Market Prophit, a company that crunches social media data looking for trends, is getting into the stock market game. The firm is looking for an advisor to create a mutual fund based on its "Social Media Sentiment Index," which tracks tweets using a "cashtag," a ticker symbol preceded by a dollar sign. The fund will include the 25 most-talked about stocks - with a market cap of $1 billion or more - for three months. The chosen stocks are either bought or sold short and rebalanced based on the daily tweeting trend. Experts are not only calling the fund a gimmick, but also potentially dangerous. "While many folks seem to think that stocks in the headlines outperform others, my recollection from financial economic research is that the reverse is true; stocks in the headlines, whether for good or bad reasons, tend to underperform stocks that are under the radar," said Mark Salzinger, editor of The Investor's ETF Report. It's all but assured that the index will always include the likes of Apple and Google, Market Prophit President Igor Gonta told Chuck Jaffe of MarketWatch.

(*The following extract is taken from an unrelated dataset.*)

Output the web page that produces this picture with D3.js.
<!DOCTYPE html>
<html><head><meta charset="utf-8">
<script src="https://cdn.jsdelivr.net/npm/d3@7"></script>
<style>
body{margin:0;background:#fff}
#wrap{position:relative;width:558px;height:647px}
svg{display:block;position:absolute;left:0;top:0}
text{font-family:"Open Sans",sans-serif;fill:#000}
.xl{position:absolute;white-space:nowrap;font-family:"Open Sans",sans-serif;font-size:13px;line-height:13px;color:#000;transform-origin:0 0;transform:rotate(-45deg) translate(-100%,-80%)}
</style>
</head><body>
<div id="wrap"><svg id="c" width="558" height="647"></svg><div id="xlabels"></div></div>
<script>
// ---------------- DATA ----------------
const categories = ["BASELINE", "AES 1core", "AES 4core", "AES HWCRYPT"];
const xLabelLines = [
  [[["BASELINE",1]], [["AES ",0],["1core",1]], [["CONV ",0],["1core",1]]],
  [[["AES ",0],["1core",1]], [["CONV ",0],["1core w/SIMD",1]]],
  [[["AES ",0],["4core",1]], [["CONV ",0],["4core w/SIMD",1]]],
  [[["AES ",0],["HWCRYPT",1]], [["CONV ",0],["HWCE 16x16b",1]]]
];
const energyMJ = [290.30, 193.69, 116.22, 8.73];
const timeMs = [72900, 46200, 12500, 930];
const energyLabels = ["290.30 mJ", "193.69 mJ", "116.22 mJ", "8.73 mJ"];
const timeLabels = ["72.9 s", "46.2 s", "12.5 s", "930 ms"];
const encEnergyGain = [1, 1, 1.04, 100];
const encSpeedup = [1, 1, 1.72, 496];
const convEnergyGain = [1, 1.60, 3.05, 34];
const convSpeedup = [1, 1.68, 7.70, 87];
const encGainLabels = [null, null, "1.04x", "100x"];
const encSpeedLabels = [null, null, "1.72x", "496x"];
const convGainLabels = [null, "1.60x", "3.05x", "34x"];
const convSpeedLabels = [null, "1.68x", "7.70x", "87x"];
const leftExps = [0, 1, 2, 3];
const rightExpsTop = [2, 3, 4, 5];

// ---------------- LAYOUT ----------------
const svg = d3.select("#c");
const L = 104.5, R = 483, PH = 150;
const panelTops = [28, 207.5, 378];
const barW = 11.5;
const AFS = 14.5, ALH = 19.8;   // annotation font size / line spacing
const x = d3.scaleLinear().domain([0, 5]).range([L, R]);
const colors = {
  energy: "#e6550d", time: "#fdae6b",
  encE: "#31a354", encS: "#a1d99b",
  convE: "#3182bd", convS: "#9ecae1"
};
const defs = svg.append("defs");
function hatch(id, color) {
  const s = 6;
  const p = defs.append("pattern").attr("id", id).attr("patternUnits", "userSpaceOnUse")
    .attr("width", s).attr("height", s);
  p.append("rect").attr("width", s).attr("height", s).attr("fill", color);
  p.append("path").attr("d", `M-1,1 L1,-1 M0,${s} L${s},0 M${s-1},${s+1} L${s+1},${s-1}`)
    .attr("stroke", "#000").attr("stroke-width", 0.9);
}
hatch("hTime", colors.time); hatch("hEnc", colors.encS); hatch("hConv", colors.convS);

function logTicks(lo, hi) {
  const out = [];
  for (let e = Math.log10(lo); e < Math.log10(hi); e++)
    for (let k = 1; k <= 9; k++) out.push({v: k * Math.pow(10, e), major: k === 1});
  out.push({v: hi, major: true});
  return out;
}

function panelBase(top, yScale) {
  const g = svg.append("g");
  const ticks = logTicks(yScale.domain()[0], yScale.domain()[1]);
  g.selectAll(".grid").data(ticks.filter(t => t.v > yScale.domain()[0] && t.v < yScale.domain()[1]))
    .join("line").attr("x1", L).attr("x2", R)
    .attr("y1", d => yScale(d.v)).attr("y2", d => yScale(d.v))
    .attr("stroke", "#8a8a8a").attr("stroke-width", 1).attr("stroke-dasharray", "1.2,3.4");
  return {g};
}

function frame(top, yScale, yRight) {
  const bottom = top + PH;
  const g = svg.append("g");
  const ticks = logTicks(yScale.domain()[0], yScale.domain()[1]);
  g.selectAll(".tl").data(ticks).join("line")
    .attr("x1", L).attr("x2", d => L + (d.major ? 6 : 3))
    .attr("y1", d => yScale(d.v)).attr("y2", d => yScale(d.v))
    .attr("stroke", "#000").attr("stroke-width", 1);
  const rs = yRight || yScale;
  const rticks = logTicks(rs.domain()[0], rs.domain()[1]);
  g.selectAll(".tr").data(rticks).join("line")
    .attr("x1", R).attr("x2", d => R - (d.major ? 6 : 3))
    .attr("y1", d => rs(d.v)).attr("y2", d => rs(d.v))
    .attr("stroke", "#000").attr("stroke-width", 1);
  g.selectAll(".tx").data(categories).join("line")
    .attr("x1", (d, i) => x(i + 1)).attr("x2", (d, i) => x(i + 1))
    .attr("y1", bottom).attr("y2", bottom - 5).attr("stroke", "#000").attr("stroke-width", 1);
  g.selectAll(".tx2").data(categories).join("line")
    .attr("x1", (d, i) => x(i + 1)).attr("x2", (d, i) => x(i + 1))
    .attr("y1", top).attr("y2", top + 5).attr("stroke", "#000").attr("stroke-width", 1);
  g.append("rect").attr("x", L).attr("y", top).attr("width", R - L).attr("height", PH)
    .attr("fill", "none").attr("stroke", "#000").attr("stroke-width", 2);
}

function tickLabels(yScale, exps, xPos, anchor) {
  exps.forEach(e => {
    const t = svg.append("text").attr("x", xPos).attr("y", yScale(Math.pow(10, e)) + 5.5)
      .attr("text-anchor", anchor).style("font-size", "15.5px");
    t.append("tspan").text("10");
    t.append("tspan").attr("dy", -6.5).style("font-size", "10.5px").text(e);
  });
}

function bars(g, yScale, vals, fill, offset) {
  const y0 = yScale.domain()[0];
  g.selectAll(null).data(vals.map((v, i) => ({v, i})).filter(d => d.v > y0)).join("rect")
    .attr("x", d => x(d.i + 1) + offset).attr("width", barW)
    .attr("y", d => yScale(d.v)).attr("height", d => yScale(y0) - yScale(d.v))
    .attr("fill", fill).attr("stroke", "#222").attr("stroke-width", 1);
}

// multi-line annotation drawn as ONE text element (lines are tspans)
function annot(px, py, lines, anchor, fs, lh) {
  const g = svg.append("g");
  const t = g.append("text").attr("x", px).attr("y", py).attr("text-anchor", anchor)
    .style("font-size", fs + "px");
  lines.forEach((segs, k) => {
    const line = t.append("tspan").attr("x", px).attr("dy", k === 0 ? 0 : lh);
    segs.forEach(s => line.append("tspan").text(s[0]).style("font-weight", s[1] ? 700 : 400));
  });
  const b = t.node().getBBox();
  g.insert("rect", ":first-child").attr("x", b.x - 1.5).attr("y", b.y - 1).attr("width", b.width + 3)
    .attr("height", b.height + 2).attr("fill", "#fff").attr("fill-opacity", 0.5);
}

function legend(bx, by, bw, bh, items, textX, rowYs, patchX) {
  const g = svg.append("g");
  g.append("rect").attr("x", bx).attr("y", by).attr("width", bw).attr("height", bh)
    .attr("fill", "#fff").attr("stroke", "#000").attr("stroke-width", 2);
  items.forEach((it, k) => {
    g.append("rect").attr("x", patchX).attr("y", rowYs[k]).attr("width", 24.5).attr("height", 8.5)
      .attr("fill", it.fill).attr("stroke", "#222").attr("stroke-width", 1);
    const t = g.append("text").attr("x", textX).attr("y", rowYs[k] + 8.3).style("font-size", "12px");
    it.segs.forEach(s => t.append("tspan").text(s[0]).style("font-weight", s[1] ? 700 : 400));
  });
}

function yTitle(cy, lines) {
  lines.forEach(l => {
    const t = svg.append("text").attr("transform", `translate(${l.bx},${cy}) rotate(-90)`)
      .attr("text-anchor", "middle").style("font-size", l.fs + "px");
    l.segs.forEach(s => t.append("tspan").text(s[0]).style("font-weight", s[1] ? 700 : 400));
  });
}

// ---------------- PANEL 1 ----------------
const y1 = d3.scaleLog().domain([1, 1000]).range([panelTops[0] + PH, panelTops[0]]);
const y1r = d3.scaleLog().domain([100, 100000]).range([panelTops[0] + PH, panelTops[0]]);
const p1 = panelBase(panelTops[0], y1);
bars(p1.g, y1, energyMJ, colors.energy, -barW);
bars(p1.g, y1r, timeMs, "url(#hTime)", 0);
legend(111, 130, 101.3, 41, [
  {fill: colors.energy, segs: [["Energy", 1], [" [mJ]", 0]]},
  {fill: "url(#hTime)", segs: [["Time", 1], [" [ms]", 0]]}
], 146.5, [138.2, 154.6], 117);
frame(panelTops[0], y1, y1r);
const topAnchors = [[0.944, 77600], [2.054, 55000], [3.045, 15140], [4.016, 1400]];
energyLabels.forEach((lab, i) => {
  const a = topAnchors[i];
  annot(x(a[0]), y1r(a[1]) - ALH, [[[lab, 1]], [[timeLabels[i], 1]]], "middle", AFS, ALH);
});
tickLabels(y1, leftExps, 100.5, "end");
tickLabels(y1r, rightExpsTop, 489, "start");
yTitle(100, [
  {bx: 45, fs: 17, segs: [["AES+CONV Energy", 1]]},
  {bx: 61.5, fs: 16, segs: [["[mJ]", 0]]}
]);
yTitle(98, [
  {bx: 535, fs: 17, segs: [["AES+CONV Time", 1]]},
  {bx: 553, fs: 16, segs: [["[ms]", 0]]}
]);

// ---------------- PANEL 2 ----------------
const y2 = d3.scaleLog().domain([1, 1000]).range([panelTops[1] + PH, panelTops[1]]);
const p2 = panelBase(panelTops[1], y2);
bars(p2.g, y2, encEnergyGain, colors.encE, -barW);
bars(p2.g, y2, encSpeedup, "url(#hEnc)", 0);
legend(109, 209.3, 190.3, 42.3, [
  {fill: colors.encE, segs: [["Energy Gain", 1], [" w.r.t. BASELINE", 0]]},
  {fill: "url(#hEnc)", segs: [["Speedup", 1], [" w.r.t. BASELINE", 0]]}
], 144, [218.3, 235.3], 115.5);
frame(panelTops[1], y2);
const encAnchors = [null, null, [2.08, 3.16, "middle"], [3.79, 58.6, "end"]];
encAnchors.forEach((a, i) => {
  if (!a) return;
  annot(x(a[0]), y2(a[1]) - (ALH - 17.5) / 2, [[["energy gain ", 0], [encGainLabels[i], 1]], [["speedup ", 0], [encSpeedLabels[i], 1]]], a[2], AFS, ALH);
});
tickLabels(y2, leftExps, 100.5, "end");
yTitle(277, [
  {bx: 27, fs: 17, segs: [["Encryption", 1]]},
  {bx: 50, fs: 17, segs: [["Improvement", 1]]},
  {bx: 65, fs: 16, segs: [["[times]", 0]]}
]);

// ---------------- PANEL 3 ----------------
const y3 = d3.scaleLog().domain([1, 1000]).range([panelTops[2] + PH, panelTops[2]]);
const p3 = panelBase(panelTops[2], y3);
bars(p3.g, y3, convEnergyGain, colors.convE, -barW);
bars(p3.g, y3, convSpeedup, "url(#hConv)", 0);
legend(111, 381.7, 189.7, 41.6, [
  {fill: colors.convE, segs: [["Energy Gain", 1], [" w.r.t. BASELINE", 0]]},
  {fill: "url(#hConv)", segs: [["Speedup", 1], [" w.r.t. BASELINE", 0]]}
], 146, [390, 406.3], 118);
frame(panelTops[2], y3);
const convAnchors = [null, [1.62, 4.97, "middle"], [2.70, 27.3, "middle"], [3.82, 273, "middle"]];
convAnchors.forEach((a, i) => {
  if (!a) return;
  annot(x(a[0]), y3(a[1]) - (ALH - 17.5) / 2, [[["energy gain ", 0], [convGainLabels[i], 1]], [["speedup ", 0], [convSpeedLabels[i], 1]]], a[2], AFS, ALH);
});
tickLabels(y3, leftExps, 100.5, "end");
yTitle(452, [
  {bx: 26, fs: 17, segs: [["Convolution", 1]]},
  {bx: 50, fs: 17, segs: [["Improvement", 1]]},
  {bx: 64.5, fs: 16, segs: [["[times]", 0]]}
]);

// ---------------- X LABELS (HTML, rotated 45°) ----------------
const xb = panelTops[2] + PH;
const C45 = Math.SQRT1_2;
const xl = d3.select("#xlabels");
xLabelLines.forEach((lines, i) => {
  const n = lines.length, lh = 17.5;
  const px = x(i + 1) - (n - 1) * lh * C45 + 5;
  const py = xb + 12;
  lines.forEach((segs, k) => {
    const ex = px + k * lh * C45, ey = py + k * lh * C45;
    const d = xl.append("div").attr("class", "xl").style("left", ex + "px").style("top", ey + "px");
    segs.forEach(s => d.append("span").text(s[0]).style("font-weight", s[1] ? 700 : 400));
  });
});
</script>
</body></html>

The Gilmore Girls Need a Financial Planner

They're back! | Image via Warner Bros.

Lorelai and Rory Gilmore may be coming back for a limited-series revival on Netflix, but first they need to check in with a financial advisor in order to afford their Stars Hollow lifestyle. According to Money magazine, the economics don’t add up. The publication calculated that Lorelai Gilmore’s home would cost about $2.8 million, not to mention the $30,800 in property taxes each year and the duo's coffee and takeout addictions. But Lorelai claims she’s independent, only accepting funding from her parents for Rory’s education. That seems an unlikely scenario for a single mother making an estimated $62,000. Either she played the market well or, more likely, racked up some serious debt.

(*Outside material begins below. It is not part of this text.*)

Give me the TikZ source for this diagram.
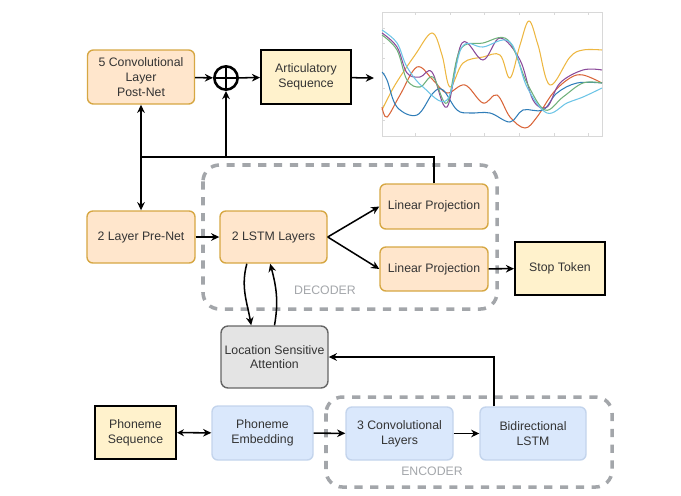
\documentclass[tikz,border=0pt]{standalone}
\usepackage{fontspec}
\setmainfont{Liberation Sans}
\usepackage{xcolor}
\usetikzlibrary{arrows.meta}
\definecolor{txt}{HTML}{333333}
\definecolor{orfill}{HTML}{FFE6CC}
\definecolor{orline}{HTML}{D6A743}
\definecolor{yefill}{HTML}{FFF2CC}
\definecolor{blfill}{HTML}{DAE8FC}
\definecolor{blline}{HTML}{C3D4EC}
\definecolor{grfill}{HTML}{E4E4E4}
\definecolor{grline}{HTML}{666666}
\definecolor{grp}{HTML}{A3A6AA}
\definecolor{axc}{HTML}{D8D8D8}
\definecolor{cblue}{HTML}{2F7DB8}
\definecolor{cred}{HTML}{D9663A}
\definecolor{cyel}{HTML}{EDB742}
\definecolor{cpur}{HTML}{8A4A9A}
\definecolor{cgrn}{HTML}{6FB07A}
\definecolor{ccya}{HTML}{6CC4E6}
\tikzset{
  box/.style={rectangle, align=center, text=txt, font=\fontsize{10.5}{12.5}\selectfont, inner sep=2pt},
  proc/.style={box, fill=orfill, draw=orline, line width=1.2pt, rounded corners=5pt},
  io/.style={box, fill=yefill, draw=black, line width=1.6pt},
  enc/.style={box, fill=blfill, draw=blline, line width=1.2pt, rounded corners=5pt},
  att/.style={box, fill=grfill, draw=grline, line width=1.2pt, rounded corners=6pt},
  grpbox/.style={draw=grp, line width=3pt, dash pattern=on 7pt off 6.5pt, rounded corners=14pt},
  grplab/.style={text=grp, font=\fontsize{10.5}{12}\selectfont},
  arr/.style={draw=black, line width=1.3pt, -{Stealth[length=7pt,width=6.5pt]}},
  dbl/.style={draw=black, line width=1.3pt, {Stealth[length=6pt,width=6pt]}-{Stealth[length=7pt,width=6.5pt]}},
  wire/.style={draw=black, line width=1.3pt},
  curve/.style={line width=0.9pt, smooth, tension=0.6},
}
\begin{document}
\begin{tikzpicture}[x=0.03cm, y=-0.03cm]
  \useasboundingbox (0,0) rectangle (681,495);
  % groups
  \draw[grpbox] (203,165) rectangle (497,309);
  \draw[grpbox] (326,397) rectangle (612,487);
  \node[grplab] (declab) at (325,290) {DECODER};
  \node[grplab] (enclab) at (432,471) {ENCODER};
  % top row
  \node[proc, minimum width=3.21cm, minimum height=1.62cm] (postnet) at (141,77) {5 Convolutional\\Layer\\Post-Net};
  \node[circle, draw=black, line width=2.2pt, minimum size=0.7cm, inner sep=0pt] (plus) at (226,78) {};
  \draw[black, line width=2.2pt] (plus.north) -- (plus.south) (plus.west) -- (plus.east);
  \node[io, minimum width=2.7cm, minimum height=1.62cm] (artseq) at (306,77) {Articulatory\\Sequence};
  \coordinate (plotin) at (374,78);
  % decoder
  \node[proc, minimum width=3.24cm, minimum height=1.56cm] (prenet) at (141,237) {2 Layer Pre-Net};
  \node[proc, minimum width=3.21cm, minimum height=1.56cm] (lstm) at (273.5,237) {2 LSTM Layers};
  \node[proc, minimum width=3.24cm, minimum height=1.35cm] (lin1) at (434,206.5) {Linear Projection};
  \node[proc, minimum width=3.24cm, minimum height=1.32cm] (lin2) at (434,269) {Linear Projection};
  \node[io, minimum width=2.7cm, minimum height=1.59cm] (stop) at (560,268.5) {Stop Token};
  \node[att, minimum width=3.21cm, minimum height=1.86cm] (attn) at (274.5,357) {Location Sensitive\\Attention};
  % encoder
  \node[io, minimum width=2.43cm, minimum height=1.59cm] (phseq) at (135.5,432.5) {Phoneme\\Sequence};
  \node[enc, minimum width=3.03cm, minimum height=1.62cm] (phemb) at (262.5,433) {Phoneme\\Embedding};
  \node[enc, minimum width=3.21cm, minimum height=1.59cm] (conv3) at (399.5,433.5) {3 Convolutional\\Layers};
  \node[enc, minimum width=3.18cm, minimum height=1.59cm] (bilstm) at (533,433.5) {Bidirectional\\LSTM};
  % connections
  \draw[arr] (postnet) -- (plus);
  \draw[arr] (plus) -- (artseq);
  \draw[arr] (artseq) -- (plotin);
  \draw[arr] (prenet) -- (lstm);
  \draw[arr] (lstm.east) -- (lin1.west);
  \draw[arr] (lstm.east) -- (lin2.west);
  \draw[arr] (lin2) -- (stop);
  \coordinate (fb) at (141,157);
  \draw[wire] (lin1.north) |- (fb);
  \draw[arr] (fb) -- (postnet.south);
  \draw[arr] (fb) -- (prenet.north);
  \draw[arr] (plus |- fb) -- (plus.south);
  \draw[arr] ([xshift=-0.8cm]lstm.south) to[out=-105,in=100] ([xshift=-0.7cm]attn.north);
  \draw[arr] (attn.north) to[out=80,in=-75] ([xshift=-0.1cm]lstm.south);
  \draw[arr] ([xshift=-1.17cm]bilstm.north) |- (attn.east);
  \draw[dbl] (phseq) -- (phemb);
  \draw[arr] (phemb) -- (conv3);
  \draw[arr] (conv3) -- (bilstm);
  % articulatory trajectories
  \draw[axc, line width=0.6pt] (382,12) rectangle (602,136);
  \foreach \t in {415,450,484,519,554,588} {
    \draw[axc, line width=0.6pt] (\t,136) -- (\t,133);
    \draw[axc, line width=0.6pt] (\t,12) -- (\t,15);
  }
  \foreach \t in {28,43,58,73,88,105,120} \draw[axc, line width=0.6pt] (382,\t) -- (385,\t);
  \draw[curve, cyel] plot coordinates {(382,110) (395,85) (415,55) (432,33) (442,55) (450,87) (463,63) (483,57) (500,55) (510,78) (520,45) (529,21) (538,45) (550,85) (570,57) (583,50) (602,50)};
  \draw[curve, cred] plot coordinates {(382,107) (387,117) (400,95) (417,67) (433,80) (447,93) (465,85) (483,103) (497,95) (510,117) (525,128) (537,117) (553,93) (570,78) (583,75) (602,83)};
  \draw[curve, cblue] plot coordinates {(382,72) (387,80) (397,107) (417,115) (433,93) (443,90) (457,110) (470,113) (490,113) (510,122) (523,110) (543,110) (557,93) (577,83) (602,83)};
  \draw[curve, cpur] plot coordinates {(382,33) (397,47) (407,73) (420,77) (432,72) (447,107) (462,43) (483,60) (500,38) (520,60) (533,100) (547,107) (560,83) (583,70) (602,70)};
  \draw[curve, cgrn] plot coordinates {(382,35) (397,50) (407,80) (420,87) (433,77) (447,103) (460,50) (483,43) (508,40) (527,83) (545,110) (563,97) (583,83) (602,83)};
  \draw[curve, ccya] plot coordinates {(382,30) (397,43) (407,67) (423,87) (447,100) (462,47) (483,47) (510,42) (527,87) (547,113) (567,103) (583,97) (602,88)};
\end{tikzpicture}
\end{document}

There's Only One Old Man Who Millennials Really Listen To

Next up: Fashion advice. | Copyright Theo Wargo, Getty Images

When it comes to taking investment advice, Millennials see investment advisors like they do their grandparents: Nice to spend some time with, but they're not really going to listen to them. Save for one: Warren Buffett. The Oracle of Omaha was the one person a group of Millennial bloggers admitted they would take financial advice from (save Lebron James, who also made the cut,) according to Chris Carosa on "This panel of millennials who write on financial topics for other millennials offers a major revelation to financial professionals," Carosa writes. "No matter how much experience we have, no matter how right we are, we’ll never get through to millennials." That is, unless you're an uber celebrity or a Millennial yourself.

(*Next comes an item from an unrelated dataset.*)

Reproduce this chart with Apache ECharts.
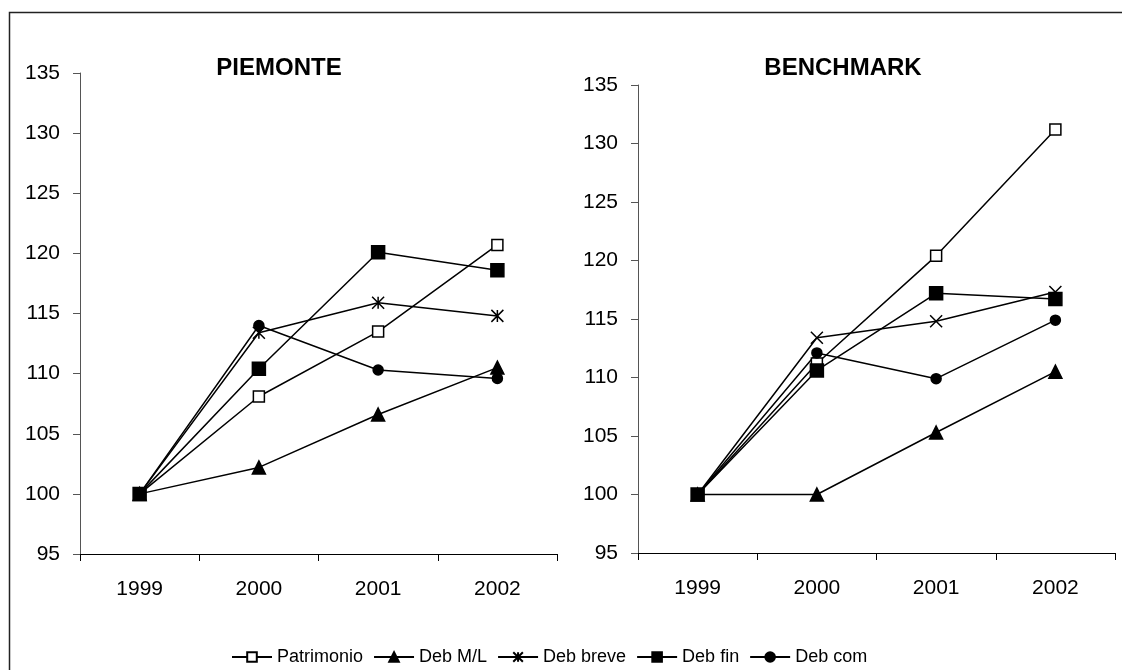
<!DOCTYPE html>
<html>
<head>
<meta charset="utf-8">
<title>Piemonte vs Benchmark</title>
<script src="https://cdn.jsdelivr.net/npm/echarts@6/dist/echarts.min.js"></script>
<style>
  html, body { margin: 0; padding: 0; background: #fff; }
  #chart { width: 1122px; height: 670px; }
</style>
</head>
<body>
<div id="chart"></div>
<script>
// Categories and tick values
const years = ['1999', '2000', '2001', '2002'];
const yTicks = { min: 95, max: 135, step: 5 };

// PIEMONTE (index 1999 = 100)
const piePatrimonio = [100, 108.1, 113.5, 120.7];
const pieDebML      = [100, 102.2, 106.6, 110.5];
const pieDebBreve   = [100, 113.4, 115.9, 114.8];
const pieDebFin     = [100, 110.4, 120.1, 118.6];
const pieDebCom     = [100, 114.0, 110.3, 109.6];

// BENCHMARK (index 1999 = 100)
const benPatrimonio = [100, 111.2, 120.4, 131.2];
const benDebML      = [100, 100.0, 105.3, 110.5];
const benDebBreve   = [100, 113.4, 114.8, 117.3];
const benDebFin     = [100, 110.6, 117.2, 116.7];
const benDebCom     = [100, 112.1, 109.9, 114.9];

const FONT = 'Liberation Sans, Arial, sans-serif';
const ASTERISK = 'path://M0,0L10,10M10,0L0,10M5,0L5,10';
const CROSS = 'path://M0,0L10,10M10,0L0,10';

// marker style per series
const markers = {
  'Patrimonio': { symbol: 'rect', symbolSize: 11, fill: '#fff' },
  'Deb M/L':    { symbol: 'triangle', symbolSize: 13, fill: '#000' },
  'Deb breve':  { symbol: ASTERISK, symbolSize: 12, fill: '#000' },
  'Deb fin':    { symbol: 'rect', symbolSize: 13, fill: '#000' },
  'Deb com':    { symbol: 'circle', symbolSize: 10, fill: '#000' }
};

function makeSeries(name, data, idx, overrideSymbol) {
  const m = markers[name];
  return {
    name: name,
    type: 'line',
    xAxisIndex: idx,
    yAxisIndex: idx,
    data: data,
    symbol: overrideSymbol || m.symbol,
    symbolSize: m.symbolSize,
    showAllSymbol: true,
    lineStyle: { color: '#000', width: 1.5 },
    itemStyle: { color: m.fill, borderColor: '#000', borderWidth: 1.5 },
    emphasis: { disabled: true },
    animation: false
  };
}

function xAxis(idx) {
  return {
    type: 'category',
    gridIndex: idx,
    data: years,
    boundaryGap: true,
    axisLine: { lineStyle: { color: '#000', width: 1 } },
    axisTick: { show: true, length: 7, lineStyle: { color: '#000' } },
    axisLabel: { color: '#000', fontFamily: FONT, fontSize: 21, margin: 25 }
  };
}

function yAxis(idx) {
  return {
    type: 'value',
    gridIndex: idx,
    min: yTicks.min,
    max: yTicks.max,
    interval: yTicks.step,
    axisLine: { show: true, lineStyle: { color: '#555', width: 1 } },
    axisTick: { show: true, length: 7, lineStyle: { color: '#555' } },
    splitLine: { show: false },
    axisLabel: { color: '#000', fontFamily: FONT, fontSize: 21, margin: 20 }
  };
}

const chart = echarts.init(document.getElementById('chart'), null, { renderer: 'canvas' });

const option = {
  backgroundColor: '#fff',
  animation: false,
  grid: [
    { left: 80, top: 73, width: 477, height: 481 },
    { left: 638, top: 85, width: 477, height: 468 }
  ],
  xAxis: [xAxis(0), xAxis(1)],
  yAxis: [yAxis(0), yAxis(1)],
  legend: {
    data: ['Patrimonio', 'Deb M/L', 'Deb breve', 'Deb fin', 'Deb com'],
    left: 226,
    top: 643,
    itemWidth: 40,
    itemHeight: 12,
    itemGap: 10,
    selectedMode: false,
    textStyle: { color: '#000', fontFamily: FONT, fontSize: 18 }
  },
  graphic: [
    {
      type: 'rect', silent: true, z: -1,
      shape: { x: 9.5, y: 12.5, width: 1200, height: 700 },
      style: { fill: 'none', stroke: '#222', lineWidth: 1.5 }
    },
    {
      type: 'text', x: 279, y: 56,
      style: { text: 'PIEMONTE', fill: '#000', font: 'bold 24px ' + FONT, textAlign: 'center' }
    },
    {
      type: 'text', x: 843, y: 56,
      style: { text: 'BENCHMARK', fill: '#000', font: 'bold 24px ' + FONT, textAlign: 'center' }
    }
  ],
  series: [
    makeSeries('Patrimonio', piePatrimonio, 0),
    makeSeries('Deb M/L', pieDebML, 0),
    makeSeries('Deb breve', pieDebBreve, 0),
    makeSeries('Deb fin', pieDebFin, 0),
    makeSeries('Deb com', pieDebCom, 0),
    makeSeries('Patrimonio', benPatrimonio, 1),
    makeSeries('Deb M/L', benDebML, 1),
    makeSeries('Deb breve', benDebBreve, 1, CROSS),
    makeSeries('Deb fin', benDebFin, 1),
    makeSeries('Deb com', benDebCom, 1)
  ]
};

chart.setOption(option);
</script>
</body>
</html>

Only Five States Receive 'A' Grade on Personal Finance Education

The head of the class. | cosens/iStock/Thinkstock

If information from a new study is any indication, the U.S. has a long way to go before people truly manage their money effectively. According to a report card released by the Champlain College Center for Financial Literacy, only five states require students to study personal finance for at least a semester. These states – Alabama, Missouri, Tennessee, Utah and Virginia each received an 'A' grade. The study specifically commended Utah, which supports general financial literacy as part of a funded mandate. But many states require little to no personal finance education, with 26 states receiving a grade of 'C' or worse, amounting to 38.9 percent of the U.S. high school population. The study notes that many states with poor grades do have advocates in their legislature who are trying to add financial planning to a school's curriculum. "The youth of America need to learn, even before entering college, how to develop the lifelong habits necessary for a healthy financial life," said Donald J. Laackman, President of Champlain College. According to Laackman, the report card was initially developed in 2013 and has since spurred several states to improve their personal finance education efforts.